__Your objective__
Extract every line that includes the string "TypeScript".
=== Data for this task ===
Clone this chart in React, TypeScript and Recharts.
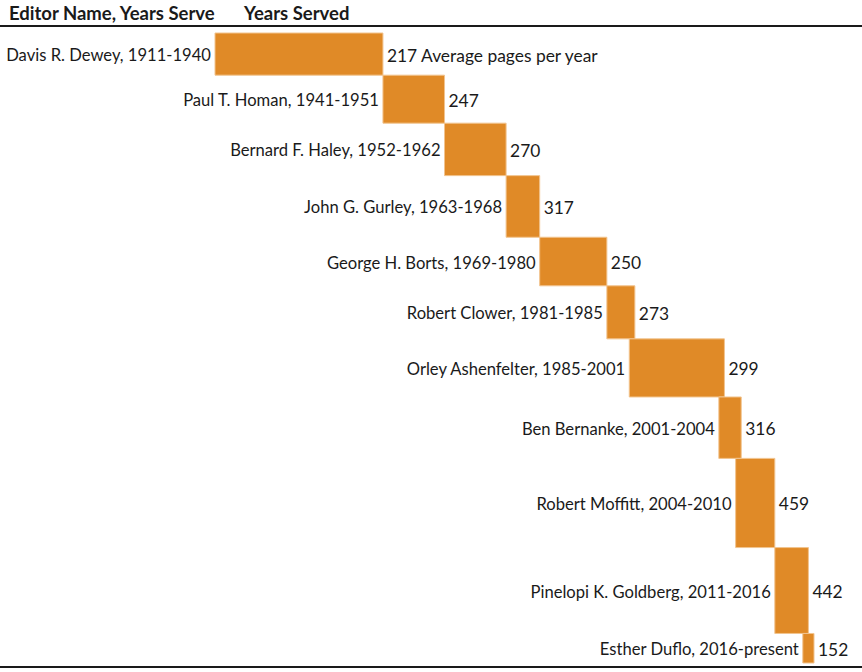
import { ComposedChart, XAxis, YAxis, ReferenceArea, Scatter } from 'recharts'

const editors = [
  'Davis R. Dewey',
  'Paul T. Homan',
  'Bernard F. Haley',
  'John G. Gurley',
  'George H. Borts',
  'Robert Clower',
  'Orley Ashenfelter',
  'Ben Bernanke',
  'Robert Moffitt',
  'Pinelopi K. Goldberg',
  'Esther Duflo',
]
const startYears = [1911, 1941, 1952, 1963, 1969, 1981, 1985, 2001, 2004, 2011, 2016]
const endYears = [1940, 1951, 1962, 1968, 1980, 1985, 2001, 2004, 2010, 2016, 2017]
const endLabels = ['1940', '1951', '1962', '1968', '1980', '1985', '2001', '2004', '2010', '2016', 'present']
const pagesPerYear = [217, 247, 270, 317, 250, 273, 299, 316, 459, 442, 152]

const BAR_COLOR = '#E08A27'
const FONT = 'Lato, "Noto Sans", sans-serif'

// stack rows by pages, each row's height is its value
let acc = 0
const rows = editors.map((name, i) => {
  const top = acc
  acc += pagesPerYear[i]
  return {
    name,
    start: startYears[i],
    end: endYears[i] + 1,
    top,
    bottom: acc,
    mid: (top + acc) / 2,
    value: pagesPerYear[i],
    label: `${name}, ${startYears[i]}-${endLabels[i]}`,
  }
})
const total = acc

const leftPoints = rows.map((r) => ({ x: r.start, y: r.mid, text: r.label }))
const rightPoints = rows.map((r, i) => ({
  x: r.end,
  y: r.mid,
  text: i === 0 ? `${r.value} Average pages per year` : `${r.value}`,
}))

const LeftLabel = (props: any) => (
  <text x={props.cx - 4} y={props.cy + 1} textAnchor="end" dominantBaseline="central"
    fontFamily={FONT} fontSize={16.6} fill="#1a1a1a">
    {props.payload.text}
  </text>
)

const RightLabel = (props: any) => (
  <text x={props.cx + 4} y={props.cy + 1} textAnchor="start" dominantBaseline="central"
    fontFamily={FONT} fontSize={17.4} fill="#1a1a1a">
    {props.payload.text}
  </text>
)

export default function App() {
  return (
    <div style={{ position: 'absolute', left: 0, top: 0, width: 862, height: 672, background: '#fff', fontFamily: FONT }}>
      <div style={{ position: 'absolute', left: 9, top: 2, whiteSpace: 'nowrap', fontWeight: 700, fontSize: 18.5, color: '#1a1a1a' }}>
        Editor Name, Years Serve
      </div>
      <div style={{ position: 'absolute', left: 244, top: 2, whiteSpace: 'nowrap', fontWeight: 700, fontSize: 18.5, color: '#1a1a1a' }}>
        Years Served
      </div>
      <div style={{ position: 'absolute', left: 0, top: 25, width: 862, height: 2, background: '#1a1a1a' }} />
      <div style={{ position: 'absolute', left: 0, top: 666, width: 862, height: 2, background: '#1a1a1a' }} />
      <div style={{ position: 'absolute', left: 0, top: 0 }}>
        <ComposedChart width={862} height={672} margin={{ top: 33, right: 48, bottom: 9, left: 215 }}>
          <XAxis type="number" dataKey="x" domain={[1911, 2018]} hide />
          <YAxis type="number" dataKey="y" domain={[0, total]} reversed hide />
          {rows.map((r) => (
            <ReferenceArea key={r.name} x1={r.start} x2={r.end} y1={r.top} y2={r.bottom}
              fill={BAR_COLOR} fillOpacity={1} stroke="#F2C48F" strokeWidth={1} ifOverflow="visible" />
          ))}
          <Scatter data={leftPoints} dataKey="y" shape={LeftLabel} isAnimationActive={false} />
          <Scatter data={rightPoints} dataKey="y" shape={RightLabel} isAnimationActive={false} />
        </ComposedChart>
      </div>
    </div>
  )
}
===
=== Data for this task ===
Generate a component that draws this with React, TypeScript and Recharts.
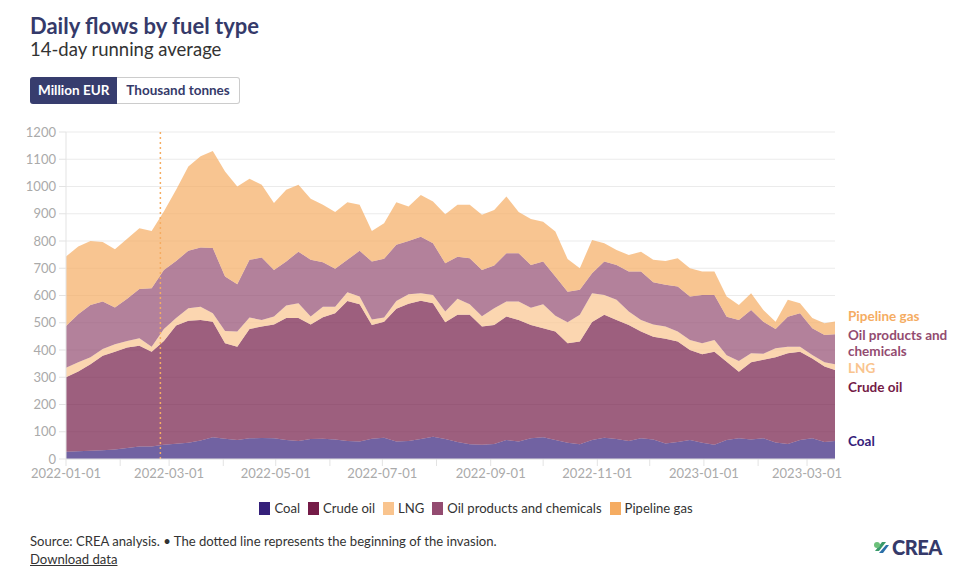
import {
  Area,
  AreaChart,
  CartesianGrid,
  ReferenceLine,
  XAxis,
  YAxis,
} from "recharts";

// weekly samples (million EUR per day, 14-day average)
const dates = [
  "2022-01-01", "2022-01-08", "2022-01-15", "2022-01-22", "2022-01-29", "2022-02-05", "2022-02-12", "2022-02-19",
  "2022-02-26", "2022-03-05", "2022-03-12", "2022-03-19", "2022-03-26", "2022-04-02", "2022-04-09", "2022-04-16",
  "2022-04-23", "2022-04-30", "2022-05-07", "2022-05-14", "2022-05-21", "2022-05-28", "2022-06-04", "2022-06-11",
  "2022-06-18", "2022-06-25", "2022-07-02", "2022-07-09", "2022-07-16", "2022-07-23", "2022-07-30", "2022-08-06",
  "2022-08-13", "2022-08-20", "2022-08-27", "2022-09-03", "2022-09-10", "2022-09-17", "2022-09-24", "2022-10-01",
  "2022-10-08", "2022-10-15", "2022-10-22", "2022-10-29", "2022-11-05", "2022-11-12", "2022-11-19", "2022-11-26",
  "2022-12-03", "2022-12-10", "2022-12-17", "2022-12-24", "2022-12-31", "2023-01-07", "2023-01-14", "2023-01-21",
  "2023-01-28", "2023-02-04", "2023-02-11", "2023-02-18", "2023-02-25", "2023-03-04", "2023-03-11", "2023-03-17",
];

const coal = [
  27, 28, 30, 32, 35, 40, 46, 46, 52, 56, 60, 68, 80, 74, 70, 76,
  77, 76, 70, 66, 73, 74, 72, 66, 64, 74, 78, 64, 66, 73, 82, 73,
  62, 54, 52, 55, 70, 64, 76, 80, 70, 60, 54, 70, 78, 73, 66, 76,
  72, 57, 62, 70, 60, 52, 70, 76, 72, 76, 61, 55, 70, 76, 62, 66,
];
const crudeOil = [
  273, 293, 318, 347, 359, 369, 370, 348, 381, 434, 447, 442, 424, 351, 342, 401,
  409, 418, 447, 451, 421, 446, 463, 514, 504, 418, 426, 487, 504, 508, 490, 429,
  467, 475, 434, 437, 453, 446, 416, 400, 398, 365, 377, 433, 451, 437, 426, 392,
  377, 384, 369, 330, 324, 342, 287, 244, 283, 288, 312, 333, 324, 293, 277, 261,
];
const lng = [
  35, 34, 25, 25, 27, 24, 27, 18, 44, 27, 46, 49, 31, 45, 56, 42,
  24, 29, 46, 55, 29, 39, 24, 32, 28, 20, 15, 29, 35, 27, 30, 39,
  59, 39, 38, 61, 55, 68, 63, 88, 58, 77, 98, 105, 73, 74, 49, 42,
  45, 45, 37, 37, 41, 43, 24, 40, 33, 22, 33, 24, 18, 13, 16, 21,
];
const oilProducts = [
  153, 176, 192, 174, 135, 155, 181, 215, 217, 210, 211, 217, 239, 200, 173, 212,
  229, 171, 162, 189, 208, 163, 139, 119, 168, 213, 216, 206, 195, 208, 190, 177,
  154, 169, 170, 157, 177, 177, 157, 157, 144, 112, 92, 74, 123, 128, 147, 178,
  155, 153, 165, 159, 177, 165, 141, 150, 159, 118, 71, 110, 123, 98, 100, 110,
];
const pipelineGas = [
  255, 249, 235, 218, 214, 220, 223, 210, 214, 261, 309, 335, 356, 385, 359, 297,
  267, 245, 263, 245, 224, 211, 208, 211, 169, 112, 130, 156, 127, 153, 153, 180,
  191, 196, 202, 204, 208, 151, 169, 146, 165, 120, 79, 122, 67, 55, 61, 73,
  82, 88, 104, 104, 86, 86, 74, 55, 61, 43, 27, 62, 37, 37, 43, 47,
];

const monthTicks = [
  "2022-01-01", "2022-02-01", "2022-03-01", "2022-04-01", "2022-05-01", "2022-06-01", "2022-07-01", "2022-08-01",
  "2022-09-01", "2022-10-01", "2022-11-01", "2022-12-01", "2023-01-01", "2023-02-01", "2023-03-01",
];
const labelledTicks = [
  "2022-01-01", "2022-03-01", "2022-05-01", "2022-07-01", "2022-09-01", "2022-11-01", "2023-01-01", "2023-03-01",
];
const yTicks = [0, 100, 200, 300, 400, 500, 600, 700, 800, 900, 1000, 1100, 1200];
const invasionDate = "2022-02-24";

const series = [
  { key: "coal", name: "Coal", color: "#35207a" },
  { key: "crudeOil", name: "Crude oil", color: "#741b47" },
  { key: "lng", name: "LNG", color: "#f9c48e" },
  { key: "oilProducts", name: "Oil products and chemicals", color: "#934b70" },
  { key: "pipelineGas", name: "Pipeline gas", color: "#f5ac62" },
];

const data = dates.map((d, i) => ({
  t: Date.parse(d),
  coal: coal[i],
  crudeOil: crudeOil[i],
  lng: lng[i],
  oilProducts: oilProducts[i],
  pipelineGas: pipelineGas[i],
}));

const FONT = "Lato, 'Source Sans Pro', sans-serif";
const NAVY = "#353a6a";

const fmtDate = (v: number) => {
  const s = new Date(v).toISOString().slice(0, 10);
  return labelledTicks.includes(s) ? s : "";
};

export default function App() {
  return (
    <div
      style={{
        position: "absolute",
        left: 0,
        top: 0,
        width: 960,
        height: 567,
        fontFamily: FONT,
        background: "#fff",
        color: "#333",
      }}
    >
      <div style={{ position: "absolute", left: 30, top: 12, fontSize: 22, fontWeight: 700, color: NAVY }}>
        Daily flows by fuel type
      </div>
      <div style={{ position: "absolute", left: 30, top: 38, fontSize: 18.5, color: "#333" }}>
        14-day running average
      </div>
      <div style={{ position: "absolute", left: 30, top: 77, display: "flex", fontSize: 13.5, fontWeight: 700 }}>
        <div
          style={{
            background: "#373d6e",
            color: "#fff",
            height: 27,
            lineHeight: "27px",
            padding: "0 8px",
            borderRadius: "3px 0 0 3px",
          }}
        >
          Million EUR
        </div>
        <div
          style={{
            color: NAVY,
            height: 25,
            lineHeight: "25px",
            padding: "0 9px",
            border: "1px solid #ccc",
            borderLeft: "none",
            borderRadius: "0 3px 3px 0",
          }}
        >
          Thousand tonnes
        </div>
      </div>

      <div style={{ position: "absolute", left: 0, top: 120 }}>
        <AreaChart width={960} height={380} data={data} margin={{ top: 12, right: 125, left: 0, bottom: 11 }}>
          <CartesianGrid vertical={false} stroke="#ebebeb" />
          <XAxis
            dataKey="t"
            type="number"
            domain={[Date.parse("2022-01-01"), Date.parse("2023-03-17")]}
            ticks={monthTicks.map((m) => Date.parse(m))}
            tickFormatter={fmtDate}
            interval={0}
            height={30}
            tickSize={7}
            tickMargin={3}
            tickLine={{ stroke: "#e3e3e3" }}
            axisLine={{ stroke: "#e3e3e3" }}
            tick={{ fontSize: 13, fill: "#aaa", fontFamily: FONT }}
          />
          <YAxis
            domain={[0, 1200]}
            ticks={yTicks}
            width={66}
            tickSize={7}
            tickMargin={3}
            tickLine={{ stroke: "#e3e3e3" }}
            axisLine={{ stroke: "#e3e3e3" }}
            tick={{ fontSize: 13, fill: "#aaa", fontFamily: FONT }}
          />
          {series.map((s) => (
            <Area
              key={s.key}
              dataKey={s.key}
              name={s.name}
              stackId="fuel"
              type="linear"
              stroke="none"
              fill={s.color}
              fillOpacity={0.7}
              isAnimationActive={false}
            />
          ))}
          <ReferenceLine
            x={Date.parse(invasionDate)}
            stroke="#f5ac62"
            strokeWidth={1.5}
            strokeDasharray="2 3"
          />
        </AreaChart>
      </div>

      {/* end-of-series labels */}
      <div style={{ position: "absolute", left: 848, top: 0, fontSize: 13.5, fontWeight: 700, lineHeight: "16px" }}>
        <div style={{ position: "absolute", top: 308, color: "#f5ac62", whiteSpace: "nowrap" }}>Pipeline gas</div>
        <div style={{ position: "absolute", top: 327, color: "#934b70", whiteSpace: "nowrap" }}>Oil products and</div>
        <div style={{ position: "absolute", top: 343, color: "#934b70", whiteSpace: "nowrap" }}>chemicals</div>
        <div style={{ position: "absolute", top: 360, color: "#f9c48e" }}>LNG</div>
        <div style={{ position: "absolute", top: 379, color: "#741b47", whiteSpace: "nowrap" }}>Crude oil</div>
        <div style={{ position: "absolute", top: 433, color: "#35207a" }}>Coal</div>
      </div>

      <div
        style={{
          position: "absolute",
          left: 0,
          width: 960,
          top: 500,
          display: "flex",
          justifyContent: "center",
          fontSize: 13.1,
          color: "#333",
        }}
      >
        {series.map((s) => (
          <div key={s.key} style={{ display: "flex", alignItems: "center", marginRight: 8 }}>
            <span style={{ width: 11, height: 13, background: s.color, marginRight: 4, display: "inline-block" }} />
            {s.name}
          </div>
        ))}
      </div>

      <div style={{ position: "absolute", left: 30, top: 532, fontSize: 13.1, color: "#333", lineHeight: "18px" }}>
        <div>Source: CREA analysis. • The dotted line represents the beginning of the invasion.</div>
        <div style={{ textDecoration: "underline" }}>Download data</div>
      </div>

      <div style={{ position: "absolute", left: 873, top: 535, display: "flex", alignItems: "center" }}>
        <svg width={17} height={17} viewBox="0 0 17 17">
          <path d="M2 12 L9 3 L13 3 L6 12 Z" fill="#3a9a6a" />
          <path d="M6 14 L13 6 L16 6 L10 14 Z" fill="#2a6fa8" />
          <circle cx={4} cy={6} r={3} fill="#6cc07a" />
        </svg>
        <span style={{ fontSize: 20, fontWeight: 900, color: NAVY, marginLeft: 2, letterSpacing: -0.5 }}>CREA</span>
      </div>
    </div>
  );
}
===
__Finished answer__
Clone this chart in React, TypeScript and Recharts.
Generate a component that draws this with React, TypeScript and Recharts.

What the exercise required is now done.